Too dark for Disney? Absolutely.
So what’s the alternative? Focus on the absolute horror of Ben being made into a disgusting rock Pokemon, and maybe even make it painful for Ben. Real painful. Because Disney does like a modicum of darkness.
It’s in all classic storytelling. Things have to appear bleak, but then The Thing says, “It’s Clobberin’ Time,” and you forget about the big galoot’s horrendous disfigurement.
Director(s): Ivan Reitman
Writer(s): Kevin Wade, Chris Conrad
Starring: Arnold Schwarzenegger, Danny DeVito, Emma Thompson
Release Date: November 23, 1994
Was Junior a bad movie?
Undoubtedly. One of the worst. This is from the age where Hollywood would get pitched a universal concept and then they’d make sure to play with as much on-the-nose, over-the-top, slapstick energy possible.
There was no stoic irony or fantastical deadpan. There was no Safety Not Guaranteed at the time, and unfortunately, this star studded (well-paid) cast was not prepared to blaze a trail.

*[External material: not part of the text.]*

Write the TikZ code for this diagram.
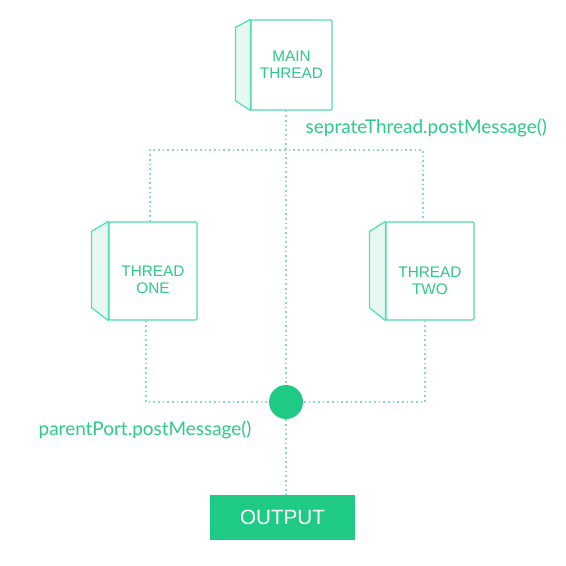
\documentclass[tikz,border=0pt]{standalone}
\usepackage{fontspec}
\setmainfont{Liberation Sans}
\newfontfamily\labelfont{Lato}
\usetikzlibrary{positioning,calc}
\definecolor{boxedge}{HTML}{52DDB2}
\definecolor{boxtext}{HTML}{2CC98A}
\definecolor{sidefill}{HTML}{E7F8F1}
\definecolor{linkcol}{HTML}{86D9C4}
\definecolor{outfill}{HTML}{1FCB84}
\tikzset{
	threadbox/.style={draw=boxedge, line width=0.9pt, fill=white, rounded corners=1pt, align=center, font=\fontsize{11.5}{13}\selectfont, text=boxtext},
	sideface/.style={draw=boxedge, line width=0.9pt, fill=sidefill, line join=round},
	link/.style={draw=linkcol, line width=1.3pt, dash pattern=on 1.3pt off 2.2pt},
	msglabel/.style={anchor=west, text=boxtext, font=\labelfont\fontsize{14.2}{16}\selectfont},
}
\begin{document}
\begin{tikzpicture}[x=0.75pt,y=-0.75pt]
	\useasboundingbox (0,0) rectangle (566,565);
	
	% thread boxes (front faces)
	\node[threadbox, minimum width=60.75pt, minimum height=67.5pt] (main) at (291.5,65) {MAIN\\THREAD};
	\node[threadbox, minimum width=66pt, minimum height=73.5pt] (one) at (153,271) {\rule{0pt}{21pt}THREAD\\ONE};
	\node[threadbox, minimum width=66pt, minimum height=73.5pt] (two) at (430,271) {\rule{0pt}{23pt}THREAD\\TWO};
	
	% side faces
	\draw[sideface] (main.north west) -- ++(-15,8) -- ($(main.south west)+(-15,-10)$) -- (main.south west) -- cycle;
	\draw[sideface] (one.north west) -- ++(-17,10) -- ($(one.south west)+(-17,-13)$) -- (one.south west) -- cycle;
	\draw[sideface] (two.north west) -- ++(-16,10) -- ($(two.south west)+(-16,-13)$) -- (two.south west) -- cycle;
	
	% join point and output
	\node[circle, fill=outfill, minimum size=25.5pt, inner sep=0pt] (join) at (286,402) {};
	\node[fill=outfill, minimum width=108.75pt, minimum height=33.75pt, text=white, font=\fontsize{15.5}{17}\selectfont] (output) at (282.5,517.5) {OUTPUT};
	\coordinate (bus) at (286,150);
	
	% connectors
	\draw[link] (main.south -| join) -- (join);
	\draw[link] (join) -- (output.north -| join);
	\draw[link] ([xshift=-2.25pt]one.north) |- (bus) -| ([xshift=-5.25pt]two.north);
	\draw[link] ([xshift=-5.25pt]one.south) |- (join);
	\draw[link] ([xshift=-3.75pt]two.south) |- (join);
	
	% message labels
	\node[msglabel] (sendlbl) at (301,128) {seprateThread.postMessage()};
	\node[msglabel] (replylbl) at (34,430) {parentPort.postMessage()};
\end{tikzpicture}
\end{document}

But let’s look at some strange particulars of this Junior stew. Universal release it November, 1993, right at Thanksgiving, which is a time usually reserved for big movies. Variety even predicted it’d be the biggest movie of the season (the real winner: The Santa Clause)
It was a flop, of course, but it actually made money. Its budget was $60 million, and its box office was $108.4 million (only $37 million domestic).
What if this was remade today by Alfonso Cuaron?
Instantly, Children of Men springs to mind, except we guess Clive Owen would be the baby mama. Well, that would make the title literal in a way that fans of Logan’s Run might appreciate.
But let’s really look at the problem here. This is a comedy. It was made to be a comedy. Except, it’s just not funny besides, “Hey, look at this stupid guy having a baby.”
That’s a dumb joke worth maybe one laugh.
Treat it real. Make it a drama. If anything, the comedy will come out of that and feel natural, in-world, and uncomfortable. Challenge assumptions. Talk about gender. Use it as a platform to discuss the 21st century ideas we’re facing today.
Junior is the movie we need.
Not all remakes of movies and reboots of popular IPs are bad. Sure, it may feel like our precious childhood memories are being sucked out of our head, spit upon, and desecrated slowly in front of our eyes, but it’s really a part of being human.
In a way, we’re just repeating the same story. That’s a very Joseph Campbell-like look at the whole storytelling affair, but there are a lot of similarities between what cultures value in a good story.
In some fundamental ways, we’re constantly remaking the same few ideas, just in different ways.